9 de enero, martes. Navegar en estanques


Por mi ciudad corren dos ríos y no tiene ninguno. Ambos están situados en los extremos, son sus límites al norte y al sur. Fueron ríos en otro tiempo, y hasta se desbordaban con furia; ahora son un hilo de agua turbia que baja entre dos enormes losas de hormigón que forman sus márgenes por donde incluso resulta grato pasear. Que no exista un gran río que la cruce por el centro me parece un déficit de mi ciudad. Copenhague tampoco tiene río, pero se lo han inventado.
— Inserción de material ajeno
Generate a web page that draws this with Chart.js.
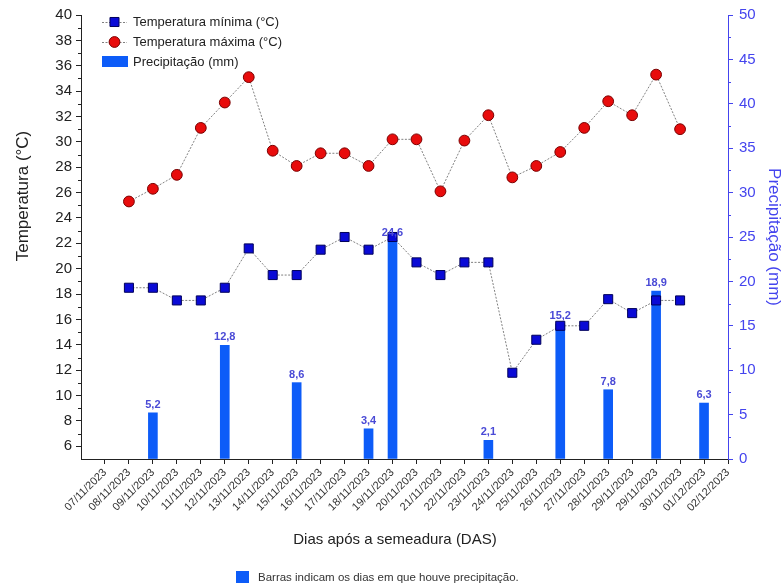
<!DOCTYPE html>
<html>
<head>
<meta charset="utf-8">
<script src="https://cdn.jsdelivr.net/npm/chart.js@4.4.1/dist/chart.umd.min.js"></script>
<style>
  html, body { margin: 0; padding: 0; background: #ffffff; }
  #wrap { width: 784px; height: 588px; }
</style>
</head>
<body>
<div id="wrap"><canvas id="c" width="784" height="588"></canvas></div>
<script>
// Datas do período (eixo X); o dia 29/11 aparece duas vezes na série original
const dias = [
  '07/11/2023', '08/11/2023', '09/11/2023', '10/11/2023', '11/11/2023', '12/11/2023',
  '13/11/2023', '14/11/2023', '15/11/2023', '16/11/2023', '17/11/2023', '18/11/2023',
  '19/11/2023', '20/11/2023', '21/11/2023', '22/11/2023', '23/11/2023', '24/11/2023',
  '25/11/2023', '26/11/2023', '27/11/2023', '28/11/2023', '29/11/2023', '29/11/2023',
  '30/11/2023', '01/12/2023', '02/12/2023'
];

// Temperatura mínima diária (°C)
const tempMin = [
  null, 18.5, 18.5, 17.5, 17.5, 18.5, 21.6, 19.5, 19.5, 21.5, 22.5, 21.5, 22.5,
  20.5, 19.5, 20.5, 20.5, 11.8, 14.4, 15.5, 15.5, 17.6, 16.5, 17.5, 17.5, null, null
];

// Temperatura máxima diária (°C)
const tempMax = [
  null, 25.3, 26.3, 27.4, 31.1, 33.1, 35.1, 29.3, 28.1, 29.1, 29.1, 28.1, 30.2,
  30.2, 26.1, 30.1, 32.1, 27.2, 28.1, 29.2, 31.1, 33.2, 32.1, 35.3, 31.0, null, null
];

// Precipitação diária (mm); null = dia sem chuva
const precip = [
  null, null, 5.2, null, null, 12.8, null, null, 8.6, null, null, 3.4, 24.6,
  null, null, null, 2.1, null, null, 15.2, null, 7.8, null, 18.9, null, 6.3, null
];

// Marcas dos eixos Y
const tempTicks = [6, 8, 10, 12, 14, 16, 18, 20, 22, 24, 26, 28, 30, 32, 34, 36, 38, 40];
const precTicks = [0, 5, 10, 15, 20, 25, 30, 35, 40, 45, 50];

const FONT = "'Liberation Sans', Arial, Helvetica, sans-serif";
const AZUL_EIXO = '#4444ee';
const AZUL_BARRA = '#0d5cf8';
const COR_MIN = '#0a0ad6';
const COR_MAX = '#e80c0c';
const COR_LINHA = '#808080';

Chart.defaults.font.family = FONT;
Chart.defaults.color = '#222';

const toPoints = arr => arr
  .map((v, i) => (v == null ? null : { x: i, y: v }))
  .filter(Boolean);

const fmt = v => v.toFixed(1).replace('.', ',');

const estiloMin = { pointStyle: 'rect', radius: 6.4, rotation: 0, borderWidth: 1 };
const estiloMax = { pointStyle: 'circle', radius: 5.4, rotation: 0, borderWidth: 1 };

// Rótulos das barras, marcas secundárias, títulos, legenda e nota
const decor = {
  id: 'decor',
  afterDraw(chart) {
    const ctx = chart.ctx;
    const area = chart.chartArea;
    const sy = chart.scales.y;
    const sy1 = chart.scales.y1;
    ctx.save();

    // marcas secundárias do eixo de temperatura
    ctx.strokeStyle = '#222';
    ctx.lineWidth = 1;
    ctx.beginPath();
    for (let v = 7; v < 40; v += 2) {
      const p = Math.round(sy.getPixelForValue(v)) + 0.5;
      ctx.moveTo(area.left - 3, p);
      ctx.lineTo(area.left, p);
    }
    ctx.stroke();

    // marcas secundárias do eixo de precipitação
    ctx.strokeStyle = AZUL_EIXO;
    ctx.beginPath();
    for (let v = 2.5; v < 50; v += 5) {
      const p = Math.round(sy1.getPixelForValue(v)) + 0.5;
      ctx.moveTo(area.right, p);
      ctx.lineTo(area.right + 3, p);
    }
    ctx.stroke();

    // valores de precipitação acima das barras
    const meta = chart.getDatasetMeta(2);
    ctx.font = 'bold 11px ' + FONT;
    ctx.fillStyle = '#4a4ad6';
    ctx.textAlign = 'center';
    ctx.textBaseline = 'alphabetic';
    meta.data.forEach((el, i) => {
      const v = meta._parsed[i].y;
      ctx.fillText(fmt(v), el.x, el.y - 5);
    });

    // título do eixo de temperatura
    ctx.fillStyle = '#222';
    ctx.font = '17px ' + FONT;
    ctx.textAlign = 'center';
    ctx.textBaseline = 'middle';
    ctx.save();
    ctx.translate(23, 196);
    ctx.rotate(-Math.PI / 2);
    ctx.fillText('Temperatura (°C)', 0, 0);
    ctx.restore();

    // título do eixo X
    ctx.font = '15px ' + FONT;
    ctx.fillText('Dias após a semeadura (DAS)', 395, 540);

    // legenda
    const lx1 = 102, lx2 = 127, lxm = 114.5, tx = 133;
    const rows = [22, 42, 62];
    ctx.font = '13px ' + FONT;
    ctx.textAlign = 'left';
    ctx.fillStyle = '#222';
    [0, 1].forEach(k => {
      const y = rows[k];
      ctx.save();
      ctx.strokeStyle = COR_LINHA;
      ctx.lineWidth = 1;
      ctx.setLineDash([2, 1.5]);
      ctx.beginPath();
      ctx.moveTo(lx1, y + 0.5);
      ctx.lineTo(lx2, y + 0.5);
      ctx.stroke();
      ctx.setLineDash([]);
      if (k === 0) {
        ctx.fillStyle = COR_MIN;
        ctx.strokeStyle = '#00005a';
        Chart.helpers.drawPoint(ctx, estiloMin, lxm, y);
      } else {
        ctx.fillStyle = COR_MAX;
        ctx.strokeStyle = '#7a0000';
        Chart.helpers.drawPoint(ctx, estiloMax, lxm, y);
      }
      ctx.restore();
    });
    ctx.fillText(chart.data.datasets[0].label, tx, rows[0]);
    ctx.fillText(chart.data.datasets[1].label, tx, rows[1]);
    ctx.fillStyle = AZUL_BARRA;
    ctx.fillRect(lx1, rows[2] - 6, lx2 - lx1 + 1, 11);
    ctx.fillStyle = '#222';
    ctx.fillText(chart.data.datasets[2].label, tx, rows[2]);

    // nota de rodapé
    ctx.fillStyle = AZUL_BARRA;
    ctx.fillRect(236, 571, 13, 12);
    ctx.fillStyle = '#333';
    ctx.font = '11.5px ' + FONT;
    ctx.fillText('Barras indicam os dias em que houve precipitação.', 258, 577.5);

    ctx.restore();
  }
};

new Chart(document.getElementById('c'), {
  type: 'line',
  data: {
    datasets: [
      {
        label: 'Temperatura mínima (°C)',
        type: 'line',
        data: toPoints(tempMin),
        yAxisID: 'y',
        borderColor: COR_LINHA,
        borderWidth: 1,
        borderDash: [2, 1.5],
        tension: 0,
        pointStyle: 'rect',
        pointRadius: estiloMin.radius,
        pointBackgroundColor: COR_MIN,
        pointBorderColor: '#00005a',
        pointBorderWidth: 1,
        order: 0
      },
      {
        label: 'Temperatura máxima (°C)',
        type: 'line',
        data: toPoints(tempMax),
        yAxisID: 'y',
        borderColor: COR_LINHA,
        borderWidth: 1,
        borderDash: [2, 1.5],
        tension: 0,
        pointStyle: 'circle',
        pointRadius: estiloMax.radius,
        pointBackgroundColor: COR_MAX,
        pointBorderColor: '#7a0000',
        pointBorderWidth: 1,
        order: 0
      },
      {
        label: 'Precipitação (mm)',
        type: 'bar',
        data: toPoints(precip),
        yAxisID: 'y1',
        backgroundColor: AZUL_BARRA,
        borderWidth: 0,
        barThickness: 9,
        order: 1
      }
    ]
  },
  options: {
    responsive: false,
    animation: false,
    events: [],
    layout: { padding: { top: 15, left: 0, right: 0, bottom: 0 } },
    plugins: { legend: { display: false }, tooltip: { enabled: false } },
    scales: {
      x: {
        type: 'linear',
        min: -1,
        max: 26,
        offset: false,
        afterBuildTicks: s => { s.ticks = dias.map((_, i) => ({ value: i })); },
        afterFit: s => { s.height = 129; },
        grid: { drawOnChartArea: false, tickLength: 5, color: '#222', offset: false },
        border: { color: '#222', width: 1 },
        ticks: {
          autoSkip: false,
          minRotation: 45,
          maxRotation: 45,
          padding: 2,
          color: '#333',
          font: { size: 11 },
          callback: v => dias[v] ?? ''
        }
      },
      y: {
        position: 'left',
        min: 5,
        max: 40,
        afterBuildTicks: s => { s.ticks = tempTicks.map(v => ({ value: v })); },
        afterFit: s => { s.width = 81; },
        grid: { drawOnChartArea: false, tickLength: 5, color: '#222' },
        border: { color: '#222', width: 1 },
        ticks: { padding: 4, color: '#222', font: { size: 15 } }
      },
      y1: {
        position: 'right',
        min: 0,
        max: 50,
        afterBuildTicks: s => { s.ticks = precTicks.map(v => ({ value: v })); },
        afterFit: s => { s.width = 56; },
        grid: { drawOnChartArea: false, tickLength: 5, color: AZUL_EIXO },
        border: { color: AZUL_EIXO, width: 1 },
        ticks: { padding: 6, color: AZUL_EIXO, font: { size: 15 } },
        title: {
          display: true,
          text: 'Precipitação (mm)',
          color: AZUL_EIXO,
          font: { size: 17 },
          padding: { top: 0, bottom: 2 }
        }
      }
    }
  },
  plugins: [decor]
});
</script>
</body>
</html>
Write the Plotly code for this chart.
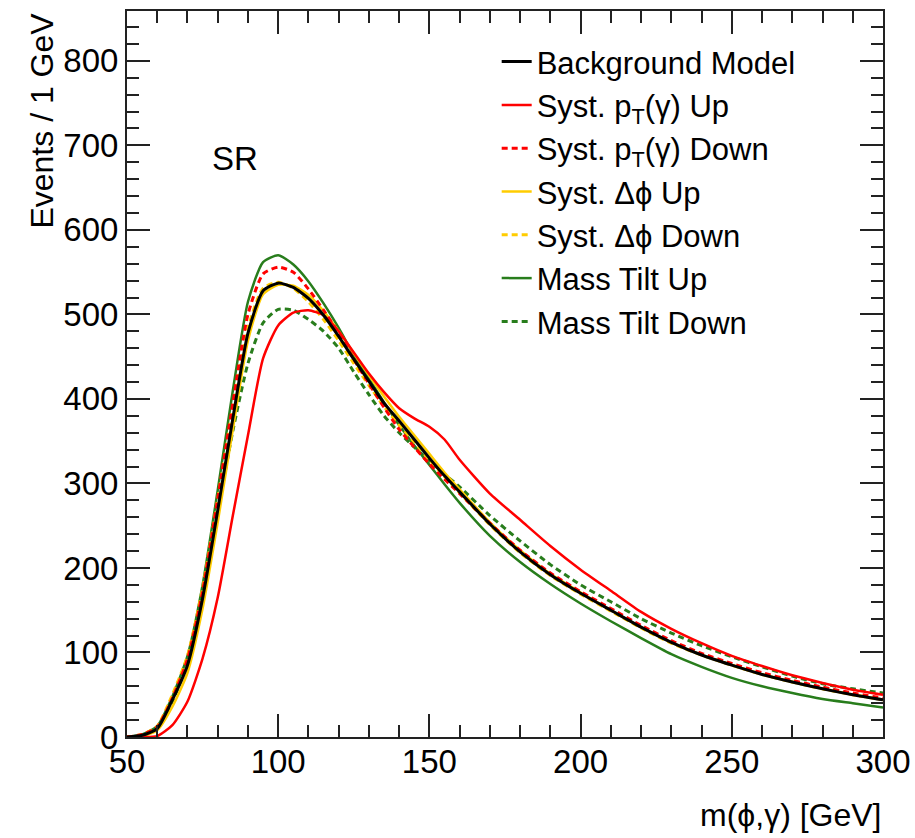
import plotly.graph_objects as go

# m(phi,gamma) [GeV] sample points
mass = [50, 55, 60, 65, 70, 75, 80, 85, 90, 95, 100, 105, 110, 115, 120, 125, 130,
        135, 140, 145, 150, 155, 160, 170, 180, 190, 200, 210, 220, 230, 240, 250,
        260, 270, 280, 290, 300]

background_model = [0, 2, 10, 44, 85, 164, 268, 377, 478, 528, 537, 532, 519, 499, 474,
                    447, 421, 395, 374, 352, 330, 309, 290, 252, 219, 192, 170, 150, 130,
                    112, 97, 85, 74, 65, 57, 50, 44]
pt_up = [0, 0, 1, 14, 42, 93, 165, 262, 357, 448, 487, 502, 505, 499, 480, 455, 430,
         408, 389, 377, 367, 352, 328, 288, 257, 226, 198, 173, 148, 128, 111, 96,
         84, 73, 64, 56, 50]
pt_down = [0, 3, 12, 46, 92, 172, 282, 395, 500, 548, 556, 550, 530, 505, 478, 447,
           418, 390, 364, 343, 323, 305, 288, 253, 221, 194, 172, 152, 132, 114, 99,
           87, 76, 67, 59, 52, 46]
dphi_up = [0, 1, 8, 36, 76, 152, 254, 364, 469, 524, 535, 534, 523, 504, 480, 454,
           428, 403, 379, 357, 335, 313, 293, 254, 221, 193, 171, 150, 130, 112, 97,
           85, 74, 65, 57, 50, 44]
dphi_down = [0, 3, 13, 50, 96, 176, 282, 389, 484, 531, 538, 531, 515, 494, 469, 442,
             416, 391, 369, 349, 328, 308, 289, 251, 218, 191, 169, 149, 129, 111, 97,
             85, 74, 65, 57, 50, 44]
tilt_up = [0, 3, 13, 48, 96, 180, 292, 410, 515, 562, 570, 559, 539, 513, 484, 452,
           424, 396, 369, 345, 322, 299, 277, 238, 207, 181, 158, 137, 117, 98, 83,
           70, 60, 52, 45, 40, 35]
tilt_down = [0, 2, 11, 42, 88, 165, 265, 362, 442, 490, 506, 505, 494, 480, 460, 432,
             405, 380, 360, 343, 327, 311, 296, 262, 232, 204, 180, 160, 140, 123, 108,
             95, 83, 72, 63, 57, 52]

series = [
    ("Background Model", background_model, "#000000", "solid", 3),
    ("Syst. p<sub>T</sub>(γ) Up", pt_up, "#ff0000", "solid", 2.5),
    ("Syst. p<sub>T</sub>(γ) Down", pt_down, "#ff0000", "6px,4px", 3),
    ("Syst. Δϕ Up", dphi_up, "#ffcc00", "solid", 2.5),
    ("Syst. Δϕ Down", dphi_down, "#ffcc00", "6px,4px", 3),
    ("Mass Tilt Up", tilt_up, "#287d1c", "solid", 2.5),
    ("Mass Tilt Down", tilt_down, "#287d1c", "6px,4px", 3),
]

FONT = "Liberation Sans, Arial, Helvetica, sans-serif"

fig = go.Figure()
names = [s[0] for s in series]
# draw in reverse so the black model is on top, keep legend order
for name, vals, col, dash, w in series[::-1]:
    fig.add_trace(go.Scatter(
        x=mass, y=vals, mode="lines", name=name,
        line=dict(color=col, dash=dash, width=w, shape="spline", smoothing=0.6),
        legendrank=names.index(name) + 1,
    ))

axis_common = dict(
    showline=True, linecolor="#222222", linewidth=2, mirror="allticks",
    ticks="inside", tickwidth=2, tickcolor="#222222", showgrid=False,
    zeroline=False, tickfont=dict(family=FONT, size=33, color="black"),
    automargin=False,
)

fig.update_xaxes(range=[50, 300], tick0=50, dtick=50, ticklen=23,
                 ticklabelstandoff=-6,
                 minor=dict(dtick=10, ticks="inside", ticklen=12, tickwidth=2,
                            tickcolor="#222222", showgrid=False),
                 **axis_common)
fig.update_yaxes(range=[0, 859], tick0=0, dtick=100, ticklen=23,
                 minor=dict(dtick=20, ticks="inside", ticklen=12, tickwidth=2,
                            tickcolor="#222222", showgrid=False),
                 **axis_common)

fig.update_layout(
    width=915, height=838,
    margin=dict(l=127, r=32, t=11, b=101),
    paper_bgcolor="white", plot_bgcolor="white",
    font=dict(family=FONT, color="black"),
    showlegend=True,
    legend=dict(x=0.489, y=0.967, xanchor="left", yanchor="top",
                bgcolor="rgba(0,0,0,0)", font=dict(family=FONT, size=31),
                tracegroupgap=0, itemwidth=30, traceorder="normal"),
    annotations=[
        dict(text="Events / 1 GeV", xref="paper", yref="paper", x=-0.113, y=1.0,
             xanchor="center", yanchor="top", textangle=-90, showarrow=False,
             font=dict(family=FONT, size=32)),
        dict(text="m(ϕ,γ) [GeV]", xref="paper", yref="paper", x=1.0, y=-0.108,
             xanchor="right", yanchor="middle", showarrow=False,
             font=dict(family=FONT, size=32)),
        dict(text="SR", xref="x", yref="y", x=85.7, y=685, xanchor="center",
             yanchor="middle", showarrow=False, font=dict(family=FONT, size=33)),
    ],
)

fig.write_html("out.html", config={"displayModeBar": False},
               post_script="document.body.style.margin='0px';")
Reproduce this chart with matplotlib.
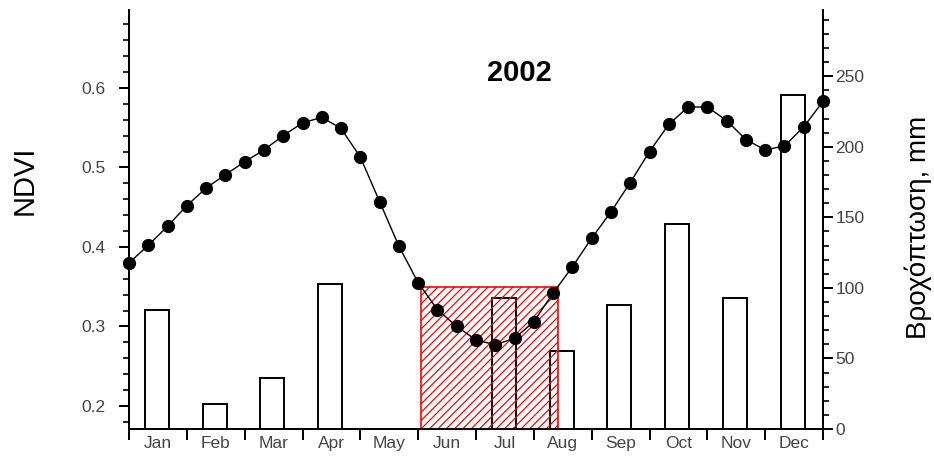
import matplotlib
matplotlib.use("Agg")
import matplotlib.pyplot as plt
from matplotlib.ticker import MultipleLocator, FixedLocator, NullFormatter

months = ["Jan", "Feb", "Mar", "Apr", "May", "Jun",
          "Jul", "Aug", "Sep", "Oct", "Nov", "Dec"]

# dekadal NDVI, 3 values per month, from Jan 1 to Dec 31 (37 points)
ndvi = [0.380, 0.402, 0.426, 0.452, 0.474, 0.491, 0.507, 0.522, 0.540,
        0.556, 0.563, 0.549, 0.513, 0.457, 0.401, 0.355, 0.321, 0.300,
        0.283, 0.277, 0.285, 0.306, 0.342, 0.375, 0.411, 0.444, 0.481,
        0.520, 0.554, 0.576, 0.576, 0.559, 0.535, 0.522, 0.527, 0.551,
        0.583]

# monthly rainfall, mm
rain = [84, 18, 36, 103, 0, 0, 93, 55, 88, 145, 93, 237]

# dry period (month units) and its NDVI level
dry_start = 5.05
dry_end = 7.41
dry_top = 0.35

plt.rcParams["font.family"] = ["Liberation Sans", "DejaVu Sans"]
plt.rcParams["hatch.linewidth"] = 0.9

fig = plt.figure(figsize=(9.34, 4.58), dpi=100)
ax = fig.add_axes([129 / 934, 29 / 458, 694 / 934, 419 / 458])
ax2 = ax.twinx()
ax.set_zorder(ax2.get_zorder() + 1)
ax.patch.set_visible(False)

# rainfall bars on the right axis
bx = [i + 0.48 for i in range(len(rain))]
ax2.bar(bx, rain, width=0.415, fill=False, edgecolor="black", linewidth=1.4)
ax2.set_ylim(0, 297)

# hatched dry period
ax.bar(dry_start, dry_top - 0.1, bottom=0.1, width=dry_end - dry_start,
       align="edge", facecolor="none", edgecolor="red", hatch="////",
       linewidth=1.2, zorder=1)

# NDVI curve
nx = [i / 3 for i in range(len(ndvi))]
ax.plot(nx, ndvi, color="black", linewidth=1.0, marker="o", markersize=8.5,
        zorder=3, clip_on=False)

ax.set_xlim(0, 12)
ax.set_ylim(0.171, 0.698)

ax.spines["top"].set_visible(False)
ax2.spines["top"].set_visible(False)
for a in (ax, ax2):
    for s in a.spines.values():
        s.set_linewidth(1.4)

tick_col = "#444444"
ax.xaxis.set_major_locator(FixedLocator(range(13)))
ax.xaxis.set_major_formatter(NullFormatter())
ax.xaxis.set_minor_locator(FixedLocator([i + 0.5 for i in range(12)]))
ax.set_xticklabels(months, minor=True)
ax.tick_params(axis="x", which="major", length=8, width=1.4, direction="out")
ax.tick_params(axis="x", which="minor", length=0, pad=5,
               labelsize=12.5, labelcolor=tick_col)

ax.yaxis.set_major_locator(MultipleLocator(0.1))
ax.yaxis.set_minor_locator(MultipleLocator(0.02))
ax.yaxis.set_major_formatter(plt.FuncFormatter(lambda v, p: f"{v:.1f}"))
ax.tick_params(axis="y", which="major", length=7, width=1.4,
               labelsize=12.5, labelcolor=tick_col, pad=10)
ax.tick_params(axis="y", which="minor", length=4, width=1.2)

ax2.yaxis.set_major_locator(MultipleLocator(50))
ax2.yaxis.set_minor_locator(MultipleLocator(10))
ax2.tick_params(axis="y", which="major", length=7, width=1.4,
                labelsize=12.5, labelcolor=tick_col, pad=2)
ax2.tick_params(axis="y", which="minor", length=4, width=1.2)

ax.text(0.563, 0.85, "2002", transform=ax.transAxes, ha="center",
        va="center", fontsize=21, fontweight="bold")

fig.text(25 / 934, 1 - 180 / 458, "NDVI", rotation=90, ha="center",
         va="center", fontsize=21)
fig.text(918 / 934, 1 - 227 / 458, "Βροχόπτωση, mm", rotation=90,
         ha="center", va="center", fontsize=20)

fig.savefig("out.png", dpi=100)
Un largo y estrecho estanque hace de río decorativo entre el casco antiguo y los nuevos barrios por donde la ciudad crecía. Resulta agradable pasear bajo los tilos y contemplar el agua, aunque al falso río le falta lo esencial, el sonido del agua cuando fluye. La música áspera y delicada de la vida. La mayor parte de los ríos que atraviesan ciudades también carecen del rumor de las aguas al pasar, los han desviado por otros lugares y en el casco urbano han dejado un simulacro de río; hermoso, sí, pero inane. Este es el dilema en el que andamos sin saberlo: amamos fantasmagorías inocuas de lo que admiramos por su esencia salvaje.